In Cook’s article, she claims that “As mayor, Gandara said she will facilitate greater communication between the city and the community….‘I will talk to [note: not with] anybody….I will listen and do my best. You’re going to get a responsive…mayor’.” This claim is not credible. Set aside my case to the contrary. Readers know that, on 5 March, I publicly asked Gandara questions about Vega’s sudden and surreptitious departure from office. In the months since, I have had no response, not even the courtesy of a reason for not answering them. None of the five questions to Gandara is out of bounds of ordinary information about government operations to which the community is entitled.
1. Is Jennifer Vega still the City Attorney or not? If not,
2. When did she leave the position?
3. Did she give notice and resign, or was she fired?
4. What explains her departure?
5. Why has no one in city government announced her departure?
All other members of City Council and the City Manager to whom I sent these questions have also not answered them.

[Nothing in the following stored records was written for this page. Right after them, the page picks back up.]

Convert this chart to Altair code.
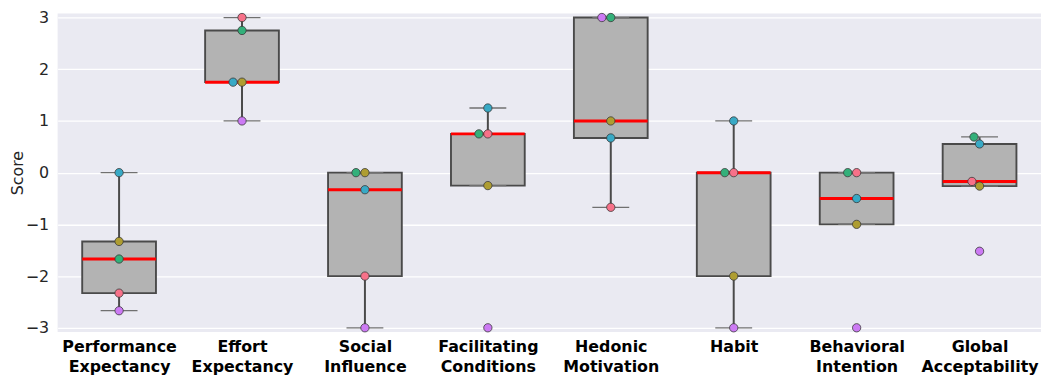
import altair as alt
import numpy as np
import pandas as pd

# ---------------- data ----------------
categories = [
    ["Performance", "Expectancy"],
    ["Effort", "Expectancy"],
    ["Social", "Influence"],
    ["Facilitating", "Conditions"],
    ["Hedonic", "Motivation"],
    ["Habit"],
    ["Behavioral", "Intention"],
    ["Global", "Acceptability"],
]
participants = ["P1", "P2", "P3", "P4", "P5"]
participant_colors = ["#f77189", "#ae9d31", "#33b07a", "#38a9c5", "#cc7af4"]

# scores per category, in participant order (P1..P5)
performance_expectancy = [-2.33, -1.33, -1.67, 0.0, -2.67]
effort_expectancy = [3.0, 1.75, 2.75, 1.75, 1.0]
social_influence = [-2.0, 0.0, 0.0, -0.33, -3.0]
facilitating_conditions = [0.75, -0.25, 0.75, 1.25, -3.0]
hedonic_motivation = [-0.67, 1.0, 3.0, 0.67, 3.0]
habit = [0.0, -2.0, 0.0, 1.0, -3.0]
behavioral_intention = [0.0, -1.0, 0.0, -0.5, -3.0]
global_acceptability = [-0.17, -0.26, 0.69, 0.555, -1.52]

scores = [
    performance_expectancy, effort_expectancy, social_influence,
    facilitating_conditions, hedonic_motivation, habit,
    behavioral_intention, global_acceptability,
]

y_ticks = [-3, -2, -1, 0, 1, 2, 3]

# ---------------- layout ----------------
W, H = 991, 321
Y_DOM = [-3.08, 3.08]
X_DOM = [-0.5, len(categories) - 0.5]
PPU_X = W / (X_DOM[1] - X_DOM[0])
PPU_Y = H / (Y_DOM[1] - Y_DOM[0])
DIAM = 9.0
BOX_HALF = 0.3
CAP_HALF = 0.15


def swarm_offsets(vals):
    order = sorted(range(len(vals)), key=lambda i: (vals[i], i))
    placed = []
    offs = [0.0] * len(vals)
    for i in order:
        y = vals[i] * PPU_Y
        cands = [0.0]
        for px, py in placed:
            dy = abs(y - py)
            if dy < DIAM:
                dx = float(np.sqrt(DIAM * DIAM - dy * dy))
                cands += [px - dx, px + dx]
        cands = sorted(set(cands), key=lambda c: (abs(round(c, 6)), c))
        chosen = 0.0
        for c in cands:
            if all((c - px) ** 2 + (y - py) ** 2 >= DIAM * DIAM - 1e-6 for px, py in placed):
                chosen = c
                break
        placed.append((chosen, y))
        offs[i] = chosen / PPU_X
    return offs


point_rows, box_rows = [], []
for ci, vals in enumerate(scores):
    offs = swarm_offsets(vals)
    for pi, v in enumerate(vals):
        point_rows.append({"idx": ci, "participant": participants[pi], "score": v,
                           "px": ci + offs[pi]})
    arr = np.array(vals)
    q1, med, q3 = np.percentile(arr, [25, 50, 75])
    iqr = q3 - q1
    lo = arr[arr >= q1 - 1.5 * iqr].min()
    hi = arr[arr <= q3 + 1.5 * iqr].max()
    box_rows.append({"idx": ci, "q1": q1, "med": med, "q3": q3, "lo": lo, "hi": hi,
                     "xl": ci - BOX_HALF, "xr": ci + BOX_HALF,
                     "cl": ci - CAP_HALF, "cr": ci + CAP_HALF})

points = pd.DataFrame(point_rows)
boxes = pd.DataFrame(box_rows)

label_expr = "[" + ",".join(
    "[" + ",".join("'" + s + "'" for s in c) + "]" for c in categories
) + "][datum.value]"

xscale = alt.Scale(domain=X_DOM, nice=False, zero=False)
yscale = alt.Scale(domain=Y_DOM, nice=False, zero=False)

xaxis = alt.Axis(values=list(range(len(categories))), labelExpr=label_expr, title=None,
                 grid=False, domain=False, ticks=False, labelFontSize=16,
                 labelFontWeight="bold", labelPadding=7, labelLineHeight=20,
                 labelBaseline="top", labelColor="#000000", labelOverlap=False,
                 labelFlush=False, labelBound=False)
yaxis = alt.Axis(values=y_ticks, title="Score", grid=True, gridColor="#ffffff",
                 gridWidth=1.3, domain=False, ticks=False, labelFontSize=16,
                 labelPadding=9, labelColor="#262626", titleFontSize=16,
                 titleFontWeight="normal", titleColor="#262626", titlePadding=3,
                 titleBaseline="alphabetic")


def X(field):
    return alt.X(field, scale=xscale, axis=xaxis, title=None)


def Y(field):
    return alt.Y(field, scale=yscale, axis=yaxis, title="Score")


base = alt.Chart(boxes)

box = base.mark_rect(fill="#b3b3b3", stroke="#4a4a4a", strokeWidth=1.9).encode(
    x=X("xl:Q"), x2="xr:Q", y=Y("q1:Q"), y2="q3:Q")
whisk_hi = base.mark_rule(color="#4a4a4a", strokeWidth=2).encode(
    x=X("idx:Q"), y=Y("q3:Q"), y2="hi:Q")
whisk_lo = base.mark_rule(color="#4a4a4a", strokeWidth=2).encode(
    x=X("idx:Q"), y=Y("q1:Q"), y2="lo:Q")
cap_hi = base.mark_rule(color="#707070", strokeWidth=1.3).encode(
    x=X("cl:Q"), x2="cr:Q", y=Y("hi:Q"))
cap_lo = base.mark_rule(color="#707070", strokeWidth=1.3).encode(
    x=X("cl:Q"), x2="cr:Q", y=Y("lo:Q"))
median = base.mark_rule(color="#ff0000", strokeWidth=3).encode(
    x=X("xl:Q"), x2="xr:Q", y=Y("med:Q"))

dots = alt.Chart(points).mark_circle(size=70, opacity=1, stroke="#3a3a3a",
                                     strokeWidth=0.8).encode(
    x=X("px:Q"), y=Y("score:Q"),
    color=alt.Color("participant:N",
                    scale=alt.Scale(domain=participants, range=participant_colors),
                    legend=None))

chart = alt.layer(box, whisk_hi, whisk_lo, cap_hi, cap_lo, median, dots).properties(
    width=W, height=H,
    autosize=alt.AutoSizeParams(type="none"),
    padding={"left": 50, "top": 4, "right": 3, "bottom": 45},
).configure(font="DejaVu Sans", background="#ffffff").configure_view(
    fill="#EAEAF2", stroke=None)

chart.save("out.html", embed_options={"renderer": "svg", "actions": False})
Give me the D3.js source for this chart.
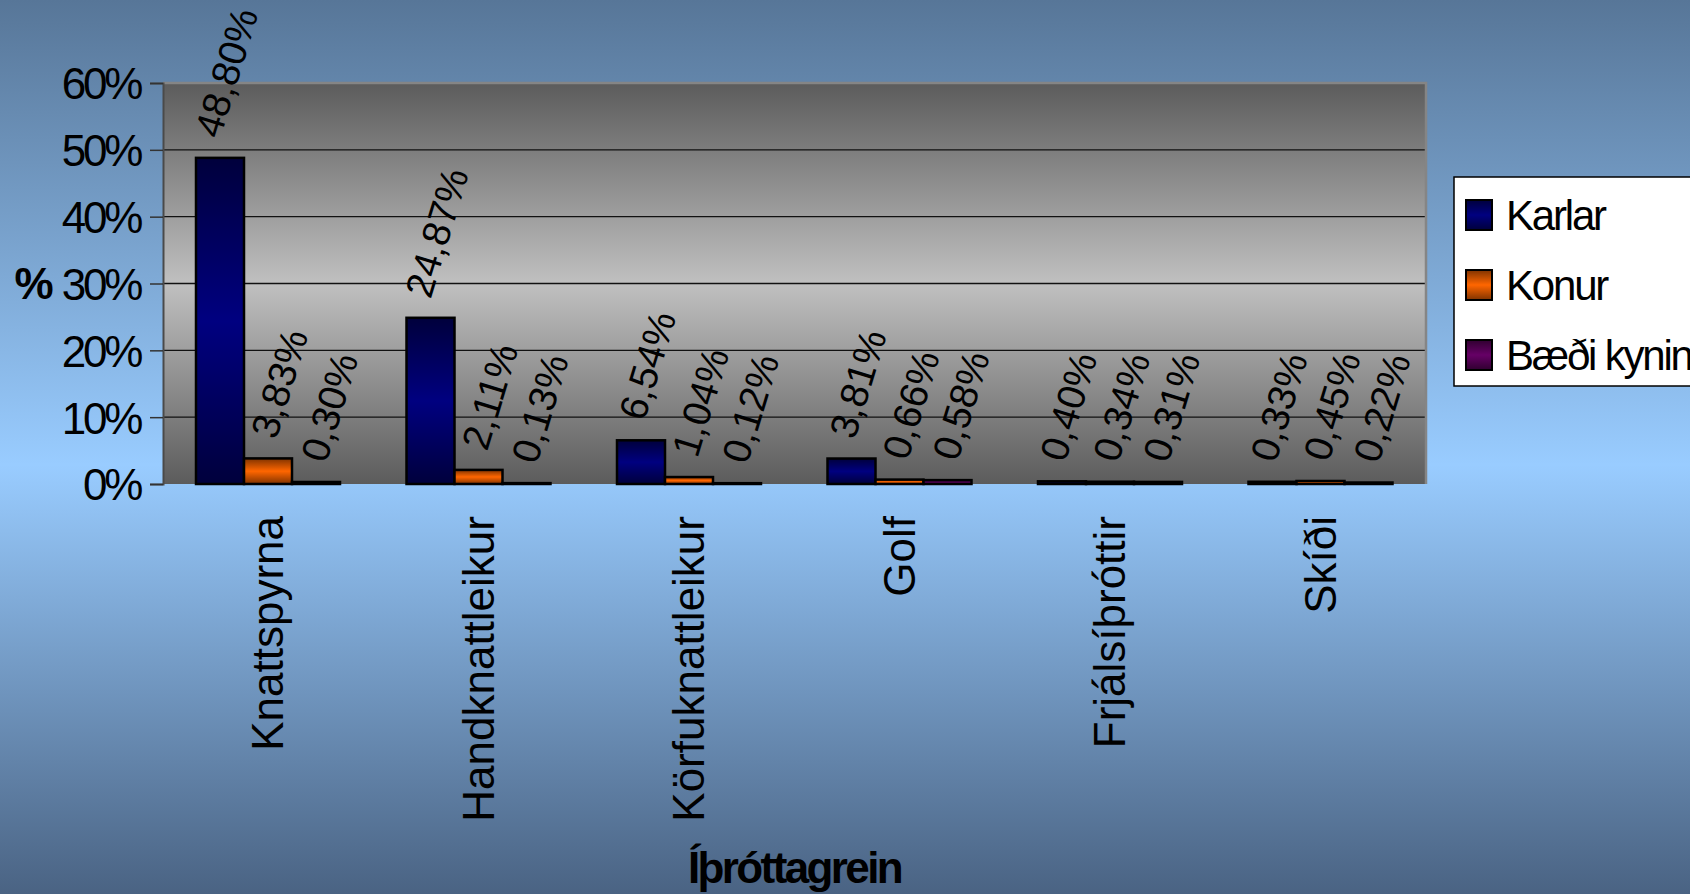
<!DOCTYPE html>
<html>
<head>
<meta charset="utf-8">
<script src="https://cdn.jsdelivr.net/npm/d3@7"></script>
<style>
  body { margin: 0; overflow: hidden; }
  text { font-family: "Liberation Sans", Arial, sans-serif; }
</style>
</head>
<body>
<div id="chart"></div>
<script>
const categories = ["Knattspyrna", "Handknattleikur", "Körfuknattleikur", "Golf", "Frjálsíþróttir", "Skíði"]
const seriesNames = ["Karlar", "Konur", "Bæði kynin"]
const karlar = [48.80, 24.87, 6.54, 3.81, 0.40, 0.33]
const konur = [3.83, 2.11, 1.04, 0.66, 0.34, 0.45]
const baedi = [0.30, 0.13, 0.12, 0.58, 0.31, 0.22]
const yTicks = [0, 10, 20, 30, 40, 50, 60]
const seriesColors = ["#000080", "#ff6600", "#660066"]
const seriesDark = ["#00003c", "#803300", "#300030"]

drawChart("#chart")

function drawChart(id){
    const canvas = createCanvas()
    d3.select(id).html("")
    const svg = d3.select(id).append("svg").attr("width", canvas.width).attr("height", canvas.height)

    addGradients(svg)
    svg.append("rect").attr("width", canvas.width).attr("height", canvas.height).attr("fill", "url(#bgGrad)")

    const rows = categories.map((c, i) => ({cat: c, values: [karlar[i], konur[i], baedi[i]]}))
    const x0 = d3.scaleBand().domain(categories).range([canvas.plot.left, canvas.plot.right]).padding(0)
    const x1 = d3.scaleBand().domain(d3.range(3)).range([33, 177]).padding(0)
    const y = d3.scaleLinear().domain([0, 60]).range([canvas.plot.bottom, canvas.plot.top])

    addPlotArea(svg, canvas, y)
    addBars(svg, rows, x0, x1, y)
    addAxes(svg, canvas, x0, y)
    addValueLabels(svg, rows, x0, x1, y)
    addLegend(svg)
    addTitles(svg, canvas)
}

function createCanvas(){
    return {
        width: 1690, height: 894,
        plot: {left: 163, right: 1426, top: 83, bottom: 484}
    }
}

function addGradients(svg){
    const defs = svg.append("defs")
    const bg = defs.append("linearGradient").attr("id", "bgGrad").attr("x1", 0).attr("y1", 0).attr("x2", 0).attr("y2", 1)
    bg.append("stop").attr("offset", "0").attr("stop-color", "#577698")
    bg.append("stop").attr("offset", "0.52").attr("stop-color", "#99ccff")
    bg.append("stop").attr("offset", "1").attr("stop-color", "#4a6383")

    const pg = defs.append("linearGradient").attr("id", "plotGrad").attr("x1", 0).attr("y1", 0).attr("x2", 0).attr("y2", 1)
    pg.append("stop").attr("offset", "0").attr("stop-color", "#5c5c5c")
    pg.append("stop").attr("offset", "0.5").attr("stop-color", "#c0c0c0")
    pg.append("stop").attr("offset", "1").attr("stop-color", "#5c5c5c")

    seriesColors.forEach((c, i) => {
        const g = defs.append("linearGradient").attr("id", "barGrad" + i).attr("x1", 0).attr("y1", 0).attr("x2", 0).attr("y2", 1)
        g.append("stop").attr("offset", "0").attr("stop-color", seriesDark[i])
        g.append("stop").attr("offset", "0.5").attr("stop-color", c)
        g.append("stop").attr("offset", "1").attr("stop-color", seriesDark[i])
    })
}

function addPlotArea(svg, canvas, y){
    const p = canvas.plot
    svg.append("rect").attr("x", p.left).attr("y", p.top).attr("width", p.right - p.left).attr("height", p.bottom - p.top)
    .attr("fill", "url(#plotGrad)")

    svg.selectAll(".grid").data(yTicks.filter(t => t > 0 && t < 60)).enter().append("line").attr("class", "grid")
    .attr("x1", p.left).attr("x2", p.right).attr("y1", d => y(d)).attr("y2", d => y(d))
    .attr("stroke", "#111").attr("stroke-width", 1.3)

    svg.append("path").attr("d", `M${p.left},${p.top}H${p.right}V${p.bottom}`)
    .attr("fill", "none").attr("stroke", "#858585").attr("stroke-width", 2.5)
}

function addBars(svg, rows, x0, x1, y){
    const groups = svg.selectAll(".group").data(rows).enter().append("g").attr("class", "group")
    .attr("transform", d => `translate(${x0(d.cat)},0)`)

    groups.selectAll("rect").data(d => d.values).enter().append("rect")
    .attr("x", (d, j) => x1(j)).attr("y", d => y(d)).attr("width", x1.bandwidth())
    .attr("height", d => y(0) - y(d))
    .attr("fill", (d, j) => `url(#barGrad${j})`).attr("stroke", "#000").attr("stroke-width", 2.5)
}

function addAxes(svg, canvas, x0, y){
    const yAxis = svg.append("g").attr("transform", `translate(${canvas.plot.left},0)`)
    .call(d3.axisLeft(y).tickValues(yTicks).tickFormat(d => d + "%").tickSize(13).tickPadding(10))
    yAxis.select(".domain").attr("stroke", "#4a4a4a").attr("stroke-width", 2)
    yAxis.selectAll(".tick line").attr("stroke", "#333").attr("stroke-width", 1.5)
    yAxis.selectAll(".tick text").attr("font-size", 44).attr("letter-spacing", "-3.3px")
    .attr("dy", "0.36em").attr("fill", "#000")

    const xAxis = svg.append("g").attr("transform", `translate(0,${canvas.plot.bottom})`)
    .call(d3.axisBottom(x0).tickSize(0))
    xAxis.select(".domain").remove()
    xAxis.selectAll(".tick text").attr("font-size", 44).attr("fill", "#000")
    .attr("transform", "rotate(-90)").attr("text-anchor", "end").attr("x", -32).attr("y", 0).attr("dy", "0.34em")
}

function addValueLabels(svg, rows, x0, x1, y){
    const angle = 73
    const rad = angle * Math.PI / 180
    const fs = 39
    const h = 0.716 * fs
    const offsets = [6, 11, 13]
    const items = []
    rows.forEach(r => r.values.forEach((v, j) => items.push({cat: r.cat, v: v, j: j})))

    svg.selectAll(".vlabel").data(items).enter().append("text").attr("class", "vlabel")
    .attr("font-size", fs).attr("text-anchor", "middle").attr("dy", "0.358em").attr("fill", "#000")
    .text(d => d.v.toFixed(2).replace(".", ",") + "%")
    .each(function(d){
        const L = this.getComputedTextLength()
        const half = (L * Math.sin(rad) + h * Math.cos(rad)) / 2
        const cx = x0(d.cat) + x1(d.j) + x1.bandwidth() / 2 + offsets[d.j]
        const cy = y(d.v) - 18 - half
        d3.select(this).attr("transform", `translate(${cx},${cy}) rotate(${-angle})`)
    })
}

function addLegend(svg){
    const lg = svg.append("g").attr("transform", "translate(1454,177)")
    lg.append("rect").attr("width", 280).attr("height", 209).attr("fill", "#fff").attr("stroke", "#000").attr("stroke-width", 1.5)

    const items = lg.selectAll(".item").data(seriesNames).enter().append("g").attr("class", "item")
    .attr("transform", (d, i) => `translate(0,${38 + i * 70})`)
    items.append("rect").attr("x", 12).attr("y", -15).attr("width", 26).attr("height", 30)
    .attr("fill", (d, i) => `url(#barGrad${i})`).attr("stroke", "#000").attr("stroke-width", 2)
    items.append("text").attr("x", 52).attr("y", 15).attr("font-size", 42).attr("letter-spacing", "-2.2px")
    .attr("fill", "#000").text(d => d)
}

function addTitles(svg, canvas){
    svg.append("text").attr("x", 34).attr("y", 299).attr("text-anchor", "middle")
    .attr("font-size", 44).attr("font-weight", "bold").text("%")

    svg.append("text").attr("x", (canvas.plot.left + canvas.plot.right) / 2).attr("y", 883).attr("text-anchor", "middle")
    .attr("font-size", 44).attr("font-weight", "bold").attr("letter-spacing", "-2.6px").text("Íþróttagrein")
}
</script>
</body>
</html>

So I have grave doubts that Gandara, like her “amazing, compassionate” fellow Councilors, believes in transparency about government conduct or can change the culture of a “black box” Council and Administration.
I have even more doubts about her claim to be “a strong proponent of performance-based budgeting that mandates ‘accountability all the way around’.” If so, Gandara would have asked how the Public Works Department managed to spend $750,000 on a flood control project as ineffective and environmentally destructive as it was expensive. The answer might lead to measures preventing wasted funds otherwise available to the causes which Gandara supports. Without exploring waste and the incompetence creating that waste, her talk about performance-based budgeting is blather.
Bottom line: no spine. In terms of character, convictions, and conduct in office, Kasandra Gandara promises more of the same slack, shabby governance long in decline in Las Cruces under current Mayor Ken Miyagishima and more recently under Mayor Pro Tem Gandara.